Almost All The Birds, The Only Really Free Things In This
Country Now, Move, Even Those That Do Not Quit The Island; And Why Not
The Deer In The Old Time When All The Woods Were Open To Them?
England is
not a large country, but there are considerable differences in the
climate and the time at which vegetation appears, quite sufficient of
themselves to induce animals to move from place to place.
We have no
narrowing buffalo zone to lament, for our buffalo zone disappeared long
ago. These parks and woods are islets of the olden time, dotted here and
there in the midst of the most modern agricultural scenery. These deer
and their ancestors have been confined within the pale for hundreds of
years, and though in a sense free, they are in no sense wild. But the old
power remains still. See the buck as he starts away, and jumps at every
leap as high as the fern. He would give the hounds a long chase yet.
The fern is fully four feet tall, hiding a boy entirely, and only showing
a man's head.

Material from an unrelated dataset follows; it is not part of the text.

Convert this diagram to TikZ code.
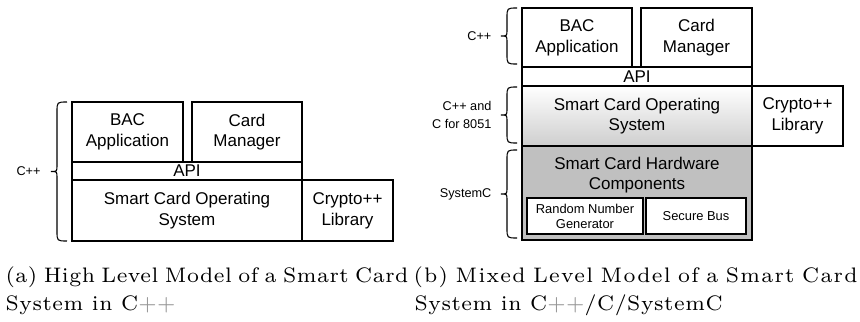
\documentclass[tikz,border=0pt]{standalone}
\usepackage{fontspec}
\newfontfamily\boxfont{Liberation Sans}
\newfontfamily\capfont{lmroman7-regular.otf}[LetterSpace=2.5]
\newfontfamily\capwidefont{lmroman7-regular.otf}[LetterSpace=6]
\definecolor{hwgray}{RGB}{192,192,192}
\definecolor{osgray}{RGB}{206,206,206}
\definecolor{plusgray}{RGB}{150,150,150}
\newcommand{\cpp}{C\textcolor{plusgray}{++}}
% left curly brace: #1 tip name, #2 x of the hooked ends, #3 top y, #4 bottom y
\newcommand{\curlybrace}[4]{%
  \draw[curl] (#2,#3) .. controls (#2-10,#3) .. (#2-10,#3+10)
    -- (#2-10,{(#3+#4)/2-6}) .. controls (#2-10,{(#3+#4)/2}) .. (#2-16,{(#3+#4)/2}) coordinate (#1)
    .. controls (#2-10,{(#3+#4)/2}) .. (#2-10,{(#3+#4)/2+6})
    -- (#2-10,#4-10) .. controls (#2-10,#4) .. (#2,#4);}
\begin{document}
\begin{tikzpicture}[x=0.33333pt,y=-0.33333pt,
  % a box given by its left, top, right and bottom edges
  span/.style n args={4}{minimum width={(#3-#1)*0.33333pt},
    minimum height={(#4-#2)*0.33333pt}, at={({(#1+#3)/2},{(#2+#4)/2})}},
  layer/.style={draw=black, line width=0.36pt, inner sep=0pt, align=center,
    font=\boxfont\fontsize{5.67}{6.9}\selectfont},
  boxtext/.style={inner sep=0pt, align=center, font=\boxfont\fontsize{5.67}{6.9}\selectfont},
  part/.style={layer, fill=white, font=\boxfont\fontsize{4.3}{5}\selectfont},
  lang/.style={anchor=east, align=right, inner sep=0pt,
    font=\boxfont\fontsize{4.23}{6.1}\selectfont},
  curl/.style={line width=0.36pt},
  caption/.style={anchor=base west, inner sep=0pt, font=\capfont\fontsize{7}{9}\selectfont}]
\useasboundingbox (0,0) rectangle (860,322);

% ---- (a) high level model ----
\node[layer, span={72}{102}{183}{162}] (bacA) {BAC\\Application};
\node[layer, span={192}{102}{302}{162}] (cmA) {Card\\Manager};
\node[layer, span={72}{162}{302}{180}] (apiA) {API};
\node[layer, span={72}{180}{302}{241}] (osA) {Smart Card Operating\\System};
\node[layer, span={302}{180}{393}{241}] (cryA) {Crypto++\\Library};
\curlybrace{tipA}{67}{102}{241}
\node[lang] (langA) at ([xshift=-3.3pt]tipA) {C++};

% ---- (b) mixed level model ----
\node[layer, span={522}{8}{632}{67}] (bacB) {BAC\\Application};
\node[layer, span={641}{8}{752}{67}] (cmB) {Card\\Manager};
\node[layer, span={522}{67}{752}{86}] (apiB) {API};
\node[layer, top color=white, bottom color=osgray, span={522}{86}{752}{146}] (osB) {Smart Card Operating\\System};
\node[layer, span={752}{86}{843}{146}] (cryB) {Crypto++\\Library};
\node[layer, fill=hwgray, span={522}{146}{752}{240}] (hwB) {};
\node[boxtext] (hwtitle) at (637,175) {Smart Card Hardware\\Components};
\node[part, span={527}{198}{643}{234}] (rngB) {Random Number\\Generator};
\node[part, span={646}{198}{746}{234}] (busB) {Secure Bus};
\curlybrace{tipB1}{517}{8}{64}
\curlybrace{tipB2}{517}{87}{143}
\curlybrace{tipB3}{517}{150}{238}
\node[lang] (langB1) at ([xshift=-3pt]tipB1) {C++};
\node[lang] (langB2) at ([xshift=-3pt]tipB2) {C++ and\\C for 8051};
\node[lang] (langB3) at ([xshift=-3pt]tipB3) {SystemC};

% ---- sub-captions ----
\node[caption] (capA1) at (5,282) {\makebox[134.3pt][s]{(a) High Level Model of a Smart Card}};
\node[caption] (capA2) at (5,310) {System in \cpp};
\node[caption] (capB1) at (413,282) {\capwidefont\makebox[148pt][s]{(b) Mixed Level Model of a Smart Card}};
\node[caption] (capB2) at (414,310) {System in \cpp/C/SystemC};
\end{tikzpicture}
\end{document}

The deer do not go through it unless startled; they prefer
to follow a track already made, one of their own trails. It is their
natural cover, and when the buckhounds meet near London the buck often
takes refuge in one or other of the fern-grown commons of which there are
many on the southern side. But fern is inimical to grass, and, while it
gives them cover, occupies the place of much more pleasant herbage.